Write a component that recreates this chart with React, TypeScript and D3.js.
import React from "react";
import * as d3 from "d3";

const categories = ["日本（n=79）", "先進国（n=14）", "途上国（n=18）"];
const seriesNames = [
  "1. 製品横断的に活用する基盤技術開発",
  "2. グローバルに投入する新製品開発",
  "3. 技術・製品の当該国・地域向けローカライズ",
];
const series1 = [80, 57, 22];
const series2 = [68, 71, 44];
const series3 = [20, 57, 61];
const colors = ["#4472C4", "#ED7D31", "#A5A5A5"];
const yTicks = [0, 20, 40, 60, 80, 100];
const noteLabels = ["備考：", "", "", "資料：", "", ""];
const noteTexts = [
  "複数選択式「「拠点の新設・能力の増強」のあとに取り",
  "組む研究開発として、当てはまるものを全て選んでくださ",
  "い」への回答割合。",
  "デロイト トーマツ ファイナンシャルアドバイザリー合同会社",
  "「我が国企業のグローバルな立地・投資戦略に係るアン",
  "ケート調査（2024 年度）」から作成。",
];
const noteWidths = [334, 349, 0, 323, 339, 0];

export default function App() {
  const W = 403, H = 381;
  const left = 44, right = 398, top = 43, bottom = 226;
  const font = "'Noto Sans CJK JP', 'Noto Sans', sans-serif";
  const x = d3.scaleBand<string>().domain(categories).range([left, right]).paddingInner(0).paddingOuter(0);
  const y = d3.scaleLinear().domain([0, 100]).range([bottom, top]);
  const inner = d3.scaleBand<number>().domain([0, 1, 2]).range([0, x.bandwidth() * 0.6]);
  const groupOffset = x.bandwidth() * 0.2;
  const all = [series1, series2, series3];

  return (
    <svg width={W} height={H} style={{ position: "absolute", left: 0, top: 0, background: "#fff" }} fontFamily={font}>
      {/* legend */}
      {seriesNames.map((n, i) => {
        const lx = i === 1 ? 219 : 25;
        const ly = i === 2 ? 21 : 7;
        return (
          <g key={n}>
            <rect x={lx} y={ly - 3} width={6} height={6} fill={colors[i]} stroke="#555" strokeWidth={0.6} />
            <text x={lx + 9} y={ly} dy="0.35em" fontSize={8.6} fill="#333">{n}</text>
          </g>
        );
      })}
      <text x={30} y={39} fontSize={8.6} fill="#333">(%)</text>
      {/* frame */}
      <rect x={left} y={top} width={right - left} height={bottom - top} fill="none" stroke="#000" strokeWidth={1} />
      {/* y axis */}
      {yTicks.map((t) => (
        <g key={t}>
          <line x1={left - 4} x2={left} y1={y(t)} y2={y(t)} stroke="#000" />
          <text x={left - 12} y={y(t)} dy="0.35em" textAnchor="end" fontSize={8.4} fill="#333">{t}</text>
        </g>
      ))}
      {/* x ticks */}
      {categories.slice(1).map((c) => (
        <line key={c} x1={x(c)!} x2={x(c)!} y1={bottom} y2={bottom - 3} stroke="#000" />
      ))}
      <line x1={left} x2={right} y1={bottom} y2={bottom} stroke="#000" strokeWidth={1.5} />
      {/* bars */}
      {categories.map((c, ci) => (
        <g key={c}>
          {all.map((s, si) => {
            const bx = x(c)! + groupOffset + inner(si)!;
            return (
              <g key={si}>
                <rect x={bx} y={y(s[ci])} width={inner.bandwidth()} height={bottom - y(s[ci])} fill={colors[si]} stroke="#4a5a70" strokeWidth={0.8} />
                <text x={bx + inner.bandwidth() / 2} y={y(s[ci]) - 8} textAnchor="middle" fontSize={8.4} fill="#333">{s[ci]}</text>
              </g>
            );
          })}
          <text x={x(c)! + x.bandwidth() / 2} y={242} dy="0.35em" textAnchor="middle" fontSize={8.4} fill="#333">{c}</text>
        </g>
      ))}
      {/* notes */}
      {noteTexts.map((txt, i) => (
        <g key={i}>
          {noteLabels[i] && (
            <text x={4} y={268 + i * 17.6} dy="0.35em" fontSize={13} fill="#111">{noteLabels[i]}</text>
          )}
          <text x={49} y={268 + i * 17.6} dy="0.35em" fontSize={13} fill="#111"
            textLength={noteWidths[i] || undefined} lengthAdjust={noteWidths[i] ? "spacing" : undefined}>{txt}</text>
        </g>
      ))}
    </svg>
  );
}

...

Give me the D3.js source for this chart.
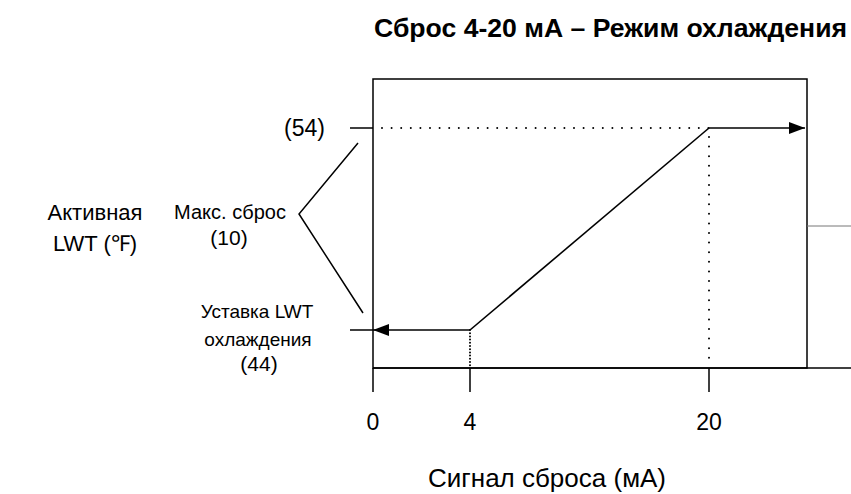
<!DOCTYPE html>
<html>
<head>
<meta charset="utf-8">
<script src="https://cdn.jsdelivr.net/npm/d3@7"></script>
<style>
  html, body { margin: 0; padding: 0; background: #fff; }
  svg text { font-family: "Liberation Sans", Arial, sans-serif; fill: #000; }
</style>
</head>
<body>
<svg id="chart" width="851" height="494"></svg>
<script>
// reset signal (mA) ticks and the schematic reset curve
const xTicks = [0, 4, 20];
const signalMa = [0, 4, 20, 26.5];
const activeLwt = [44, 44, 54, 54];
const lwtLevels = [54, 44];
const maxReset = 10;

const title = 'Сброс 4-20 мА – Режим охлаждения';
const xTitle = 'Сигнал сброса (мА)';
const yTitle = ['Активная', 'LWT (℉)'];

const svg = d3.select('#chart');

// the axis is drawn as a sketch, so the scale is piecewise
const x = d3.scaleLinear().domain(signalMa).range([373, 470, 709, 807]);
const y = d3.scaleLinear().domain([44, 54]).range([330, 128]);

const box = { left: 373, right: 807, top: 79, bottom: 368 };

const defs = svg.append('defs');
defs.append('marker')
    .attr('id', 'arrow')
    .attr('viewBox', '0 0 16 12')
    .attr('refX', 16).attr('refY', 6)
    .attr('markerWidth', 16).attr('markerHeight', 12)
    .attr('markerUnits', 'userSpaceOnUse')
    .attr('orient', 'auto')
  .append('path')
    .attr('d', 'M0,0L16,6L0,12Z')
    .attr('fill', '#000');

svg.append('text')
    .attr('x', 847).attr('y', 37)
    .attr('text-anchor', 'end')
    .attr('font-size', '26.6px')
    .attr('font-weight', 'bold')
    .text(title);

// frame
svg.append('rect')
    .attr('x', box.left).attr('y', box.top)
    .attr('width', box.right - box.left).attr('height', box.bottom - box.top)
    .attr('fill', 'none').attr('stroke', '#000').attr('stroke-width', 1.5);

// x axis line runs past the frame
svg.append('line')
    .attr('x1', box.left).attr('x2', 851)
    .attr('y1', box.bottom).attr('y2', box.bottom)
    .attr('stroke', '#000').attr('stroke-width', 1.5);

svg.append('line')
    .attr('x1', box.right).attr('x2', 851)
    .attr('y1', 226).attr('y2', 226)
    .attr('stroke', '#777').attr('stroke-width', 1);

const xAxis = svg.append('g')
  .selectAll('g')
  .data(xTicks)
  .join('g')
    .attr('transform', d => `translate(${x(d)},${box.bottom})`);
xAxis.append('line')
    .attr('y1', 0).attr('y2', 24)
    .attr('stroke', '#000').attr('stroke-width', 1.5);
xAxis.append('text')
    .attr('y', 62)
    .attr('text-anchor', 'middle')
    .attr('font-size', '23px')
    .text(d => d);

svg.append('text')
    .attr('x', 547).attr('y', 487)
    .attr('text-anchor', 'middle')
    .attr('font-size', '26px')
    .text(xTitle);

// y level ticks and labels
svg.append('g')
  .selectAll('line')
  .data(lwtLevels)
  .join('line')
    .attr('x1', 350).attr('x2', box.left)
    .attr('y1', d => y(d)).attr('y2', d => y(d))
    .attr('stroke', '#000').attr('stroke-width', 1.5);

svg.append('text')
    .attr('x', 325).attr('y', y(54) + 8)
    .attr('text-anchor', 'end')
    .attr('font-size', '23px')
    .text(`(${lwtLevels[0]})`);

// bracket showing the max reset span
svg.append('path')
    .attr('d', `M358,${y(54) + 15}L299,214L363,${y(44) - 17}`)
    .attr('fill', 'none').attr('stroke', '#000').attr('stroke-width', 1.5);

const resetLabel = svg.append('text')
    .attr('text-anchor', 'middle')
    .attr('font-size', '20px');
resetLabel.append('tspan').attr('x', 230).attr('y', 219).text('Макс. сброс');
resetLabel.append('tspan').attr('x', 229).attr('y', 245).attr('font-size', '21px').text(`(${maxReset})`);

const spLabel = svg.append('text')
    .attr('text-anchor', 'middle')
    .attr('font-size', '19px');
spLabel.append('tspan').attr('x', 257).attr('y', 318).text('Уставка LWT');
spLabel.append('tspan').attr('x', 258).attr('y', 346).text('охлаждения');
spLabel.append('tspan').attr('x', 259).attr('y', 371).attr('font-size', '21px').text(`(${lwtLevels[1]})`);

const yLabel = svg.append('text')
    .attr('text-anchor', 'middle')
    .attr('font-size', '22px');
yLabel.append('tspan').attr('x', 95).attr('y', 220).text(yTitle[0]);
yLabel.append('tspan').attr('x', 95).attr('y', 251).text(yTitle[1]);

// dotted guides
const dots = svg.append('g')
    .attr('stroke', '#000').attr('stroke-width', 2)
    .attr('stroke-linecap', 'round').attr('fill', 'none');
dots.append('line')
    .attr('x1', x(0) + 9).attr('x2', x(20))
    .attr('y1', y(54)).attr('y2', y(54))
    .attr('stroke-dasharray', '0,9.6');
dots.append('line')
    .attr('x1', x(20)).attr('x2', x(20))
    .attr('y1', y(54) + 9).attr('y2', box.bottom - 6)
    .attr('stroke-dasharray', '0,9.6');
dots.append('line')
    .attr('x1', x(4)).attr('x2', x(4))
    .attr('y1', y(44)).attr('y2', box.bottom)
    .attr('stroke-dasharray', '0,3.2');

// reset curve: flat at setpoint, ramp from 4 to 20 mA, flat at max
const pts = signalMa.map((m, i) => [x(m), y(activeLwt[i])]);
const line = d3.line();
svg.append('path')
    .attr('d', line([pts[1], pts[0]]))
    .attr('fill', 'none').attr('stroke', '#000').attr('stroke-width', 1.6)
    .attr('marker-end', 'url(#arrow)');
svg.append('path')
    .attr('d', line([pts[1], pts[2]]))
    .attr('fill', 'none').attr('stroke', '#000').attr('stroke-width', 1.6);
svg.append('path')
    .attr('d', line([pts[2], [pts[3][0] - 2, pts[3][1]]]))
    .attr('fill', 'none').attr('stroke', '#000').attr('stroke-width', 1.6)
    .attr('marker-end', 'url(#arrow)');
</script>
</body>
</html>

==

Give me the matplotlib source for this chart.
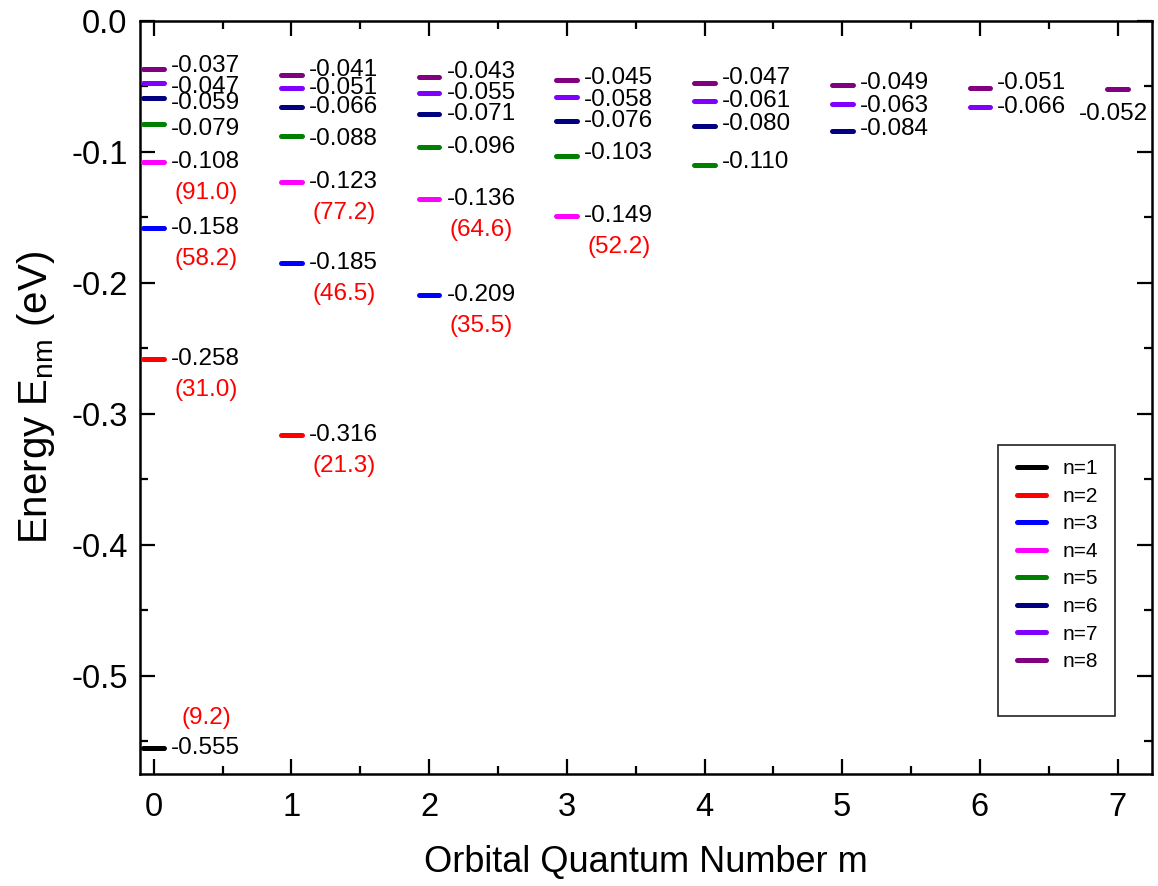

AIM OF THE EXERCISE.
Only the lines from the one containing "Write a component" through the one containing "import * as" are to be reproduced, exactly as they appear.

EXERCISE RESULT.
Write a component that recreates this chart with React, TypeScript and D3.js.
import React from "react";
import * as d3 from "d3";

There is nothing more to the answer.